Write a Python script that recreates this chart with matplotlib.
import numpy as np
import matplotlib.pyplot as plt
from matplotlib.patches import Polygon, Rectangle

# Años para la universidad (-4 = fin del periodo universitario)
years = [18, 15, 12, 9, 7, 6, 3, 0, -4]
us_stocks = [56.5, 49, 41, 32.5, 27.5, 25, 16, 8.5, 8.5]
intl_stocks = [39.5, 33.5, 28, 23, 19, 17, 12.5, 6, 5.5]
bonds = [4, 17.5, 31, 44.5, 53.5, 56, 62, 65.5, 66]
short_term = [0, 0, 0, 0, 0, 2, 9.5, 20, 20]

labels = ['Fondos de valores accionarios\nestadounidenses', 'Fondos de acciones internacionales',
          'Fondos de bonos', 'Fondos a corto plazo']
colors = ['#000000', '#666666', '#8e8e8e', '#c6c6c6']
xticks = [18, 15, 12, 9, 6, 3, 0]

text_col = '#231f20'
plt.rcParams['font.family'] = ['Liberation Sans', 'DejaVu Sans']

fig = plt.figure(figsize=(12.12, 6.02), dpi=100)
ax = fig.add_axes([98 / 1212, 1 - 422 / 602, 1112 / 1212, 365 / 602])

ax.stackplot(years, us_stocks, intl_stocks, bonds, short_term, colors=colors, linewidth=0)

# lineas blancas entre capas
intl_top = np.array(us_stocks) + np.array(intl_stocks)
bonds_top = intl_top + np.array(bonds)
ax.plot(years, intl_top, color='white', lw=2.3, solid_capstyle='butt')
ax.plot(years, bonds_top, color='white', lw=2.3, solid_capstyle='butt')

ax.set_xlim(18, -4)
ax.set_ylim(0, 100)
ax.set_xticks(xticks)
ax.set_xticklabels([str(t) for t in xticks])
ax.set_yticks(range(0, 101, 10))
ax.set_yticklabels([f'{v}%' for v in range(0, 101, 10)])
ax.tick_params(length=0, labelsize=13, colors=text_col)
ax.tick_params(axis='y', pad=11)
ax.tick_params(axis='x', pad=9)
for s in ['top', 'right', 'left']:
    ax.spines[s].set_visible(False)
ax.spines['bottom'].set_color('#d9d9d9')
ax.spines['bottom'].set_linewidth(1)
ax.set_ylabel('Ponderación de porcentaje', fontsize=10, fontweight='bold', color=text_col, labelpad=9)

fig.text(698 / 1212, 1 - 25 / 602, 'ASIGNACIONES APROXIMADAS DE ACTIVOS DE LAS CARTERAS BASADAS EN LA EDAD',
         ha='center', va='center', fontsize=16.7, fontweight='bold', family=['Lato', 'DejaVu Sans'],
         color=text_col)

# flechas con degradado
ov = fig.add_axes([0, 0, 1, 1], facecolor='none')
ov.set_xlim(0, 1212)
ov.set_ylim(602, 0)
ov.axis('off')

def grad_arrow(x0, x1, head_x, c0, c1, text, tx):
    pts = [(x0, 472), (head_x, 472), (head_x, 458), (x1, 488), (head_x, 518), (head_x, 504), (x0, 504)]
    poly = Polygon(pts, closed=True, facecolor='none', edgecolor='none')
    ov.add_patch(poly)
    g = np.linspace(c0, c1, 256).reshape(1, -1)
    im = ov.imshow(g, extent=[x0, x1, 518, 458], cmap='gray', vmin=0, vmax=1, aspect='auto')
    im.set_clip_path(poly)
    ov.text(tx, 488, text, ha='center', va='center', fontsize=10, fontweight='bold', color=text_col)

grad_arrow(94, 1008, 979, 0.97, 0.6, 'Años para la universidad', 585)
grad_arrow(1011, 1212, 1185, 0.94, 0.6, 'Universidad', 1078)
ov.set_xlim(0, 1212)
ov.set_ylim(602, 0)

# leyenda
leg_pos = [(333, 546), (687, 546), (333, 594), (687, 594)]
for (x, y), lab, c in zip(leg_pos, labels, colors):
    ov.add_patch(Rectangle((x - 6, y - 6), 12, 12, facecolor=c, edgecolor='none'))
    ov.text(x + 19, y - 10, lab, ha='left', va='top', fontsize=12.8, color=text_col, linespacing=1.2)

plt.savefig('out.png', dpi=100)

========================================================================

## What you have to do
Write down again the exact lines running from the beginning of the data to the line containing "xticks = [18, 15, 12, 9, 6, 3, 0]", with both ends included.

## Output for this task
Write a Python script that recreates this chart with matplotlib.
import numpy as np
import matplotlib.pyplot as plt
from matplotlib.patches import Polygon, Rectangle

# Años para la universidad (-4 = fin del periodo universitario)
years = [18, 15, 12, 9, 7, 6, 3, 0, -4]
us_stocks = [56.5, 49, 41, 32.5, 27.5, 25, 16, 8.5, 8.5]
intl_stocks = [39.5, 33.5, 28, 23, 19, 17, 12.5, 6, 5.5]
bonds = [4, 17.5, 31, 44.5, 53.5, 56, 62, 65.5, 66]
short_term = [0, 0, 0, 0, 0, 2, 9.5, 20, 20]

labels = ['Fondos de valores accionarios\nestadounidenses', 'Fondos de acciones internacionales',
          'Fondos de bonos', 'Fondos a corto plazo']
colors = ['#000000', '#666666', '#8e8e8e', '#c6c6c6']
xticks = [18, 15, 12, 9, 6, 3, 0]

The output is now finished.